The federal government makes frequent tax changes that are intended to deliver specific policy outcomes. In some cases, these have been designed to increase the flow of donations to registered charities across the country. In 2006, for example, Ottawa eliminated the capital gains tax on publicly traded securities donated to a charity, while providing a donation tax credit for the value of those securities.
But as tax and personal finance columnist Tim Cestnick noted in a recent Globe and Mail column , Ottawa is again changing donation-related tax rules—with the potential for a significant negative impact on charitable funding in Canada. As Cestnick explains:
“ … for donors earning more than about $173,000 starting Jan. 1, 2024 … the 2023 federal budget introduced rules that will increase the tax cost of donating qualifying securities to charity. Specifically, any capital gain on these donated securities will no longer be tax-free, but rather 30 per cent of the capital gain will now be taxable. But there’s more. The donation tax credit, which would normally be available for this generosity, will be cut in half.”
The changes are part of the government’s plan to tighten existing alternative minimum tax (AMT) rules to ensure that every Canadian pays their fair share—limiting tax credits, deductions and exemptions, to name only a few intended goals. Unfortunately, and unfairly, charitable donations have long been perceived as a tax shelter used by the wealthy to mitigate tax obligations. But as we’ve noted in previous blogs, nothing could be further from the truth. Donations are the product of transformative individual generosity and they cost donors money—yes, even the wealthy.
Cestnick uses the following example to illustrate how the tax changes could impact major donors:
“Henry has an annual income of $1.33-million [Cestnick assumes that his fictional philanthropist is based in Ontario, wants to donate $1 million in stocks in the following year to several charities and is in the top income tax bracket]. Under the current rules, Henry’s total tax bill (federal and Ontario) on his income next year would be $672,050 less a donation tax credit of $495,200, for net taxes of $176,850. Under the proposed rules, his tax bill for next year would be $261,350, or $84,500 more because of the changes.
If you do the math under the new rules, the extra tax can be as high as 10 per cent of the donated amount. In Henry’s example, the extra tax was 8.45 per cent ($84,500 on $1 million) of his donation.”

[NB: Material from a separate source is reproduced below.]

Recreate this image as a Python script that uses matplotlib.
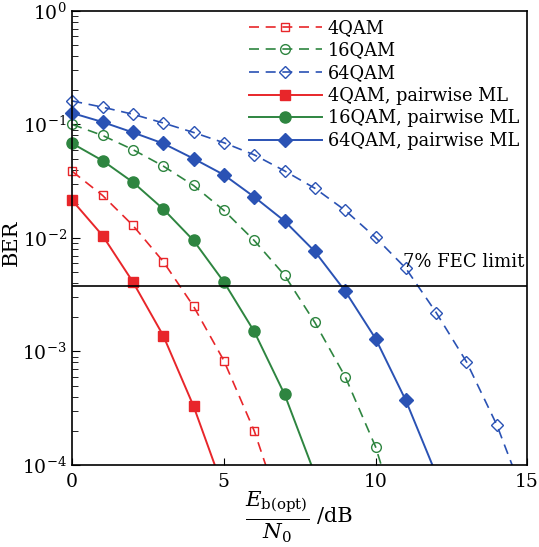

The AMT-focused changes are problematic, but the pressures on charities are being exacerbated by another piece of legislation. Bill C-32, which recently became law, introduced significant changes and an expansion to trust reporting rules. As many of our philanthropists understand, most trusts in Canada are required to file an annual income tax and information return (called a T3). Now, those same reporting rules will apply to express trusts, such as those used by charities to hold donor funds for distribution at set times for specific purposes. Failure to comply with the new reporting rules could result in fines of $2,500 per return, or 5 per cent of the value of the trust.
For a donor advised fund—or as they’re known at Canada Gives, ‘Foundation accounts’—the implications are significant. In many cases, our donor clients request that grants be made from their Foundation accounts at set intervals to support the causes that matter most to them and their family (these are typically classified as internal express trusts). This sort of strategic, long-term giving delivers immense value to the sector, providing the kind of consistent, stable funding that allows charities and non-profit organizations to engage in long-term planning to meet their operational mandates. Under the new rules, a T3 and Schedule 15 information form may need to be filed for each express trust.
Determining whether that T3 treatment applies to individual express trusts will likely require the services of a qualified charity lawyer and accounting firm, not to mention hundreds of hours in extra administrative work—a costly prospect for any foundation that intends to channel as much funding to the charitable sector as possible. To be clear, these legal, accounting and administrative costs will funnel money away from cash-starved Canadian charities and qualified donees.
As Cestnick points out, the new reporting requirement makes Canada a global outlier.
“In the United States, there’s no separate reporting requirement for such trusts, and Britain has specifically excluded internal express trusts from filing requirements. There is absolutely no tax policy being achieved by requiring charities to file returns this way. Charities are already required to file a Registered Charity Information Return (Form T3010) annually, which has all the information CRA needs to properly oversee the charitable sector.”
We’ve been fielding calls and emails from Canada Gives Foundation families in recent months, listening as they express serious discontent with these rule changes. While our organization has the administrative infrastructure to comply with the new reporting requirements, other charities may not. Some may be forced to shutter operations as a result. On the tax front, we could see a significant decline in charitable donations stemming from these changes.
The question is: why? Why haven’t charities and non-profits been exempted from the new rules? If these policies will hurt charities—and, in turn, Canadian communities—surely there must be a more effective way to achieve Ottawa’s tax and reporting goals without placing an unmanageable burden on organizations across our sector. It’s a question we’ve been encouraging our Foundation families to post to their members of parliament and Finance Minister Chrystia Freeland.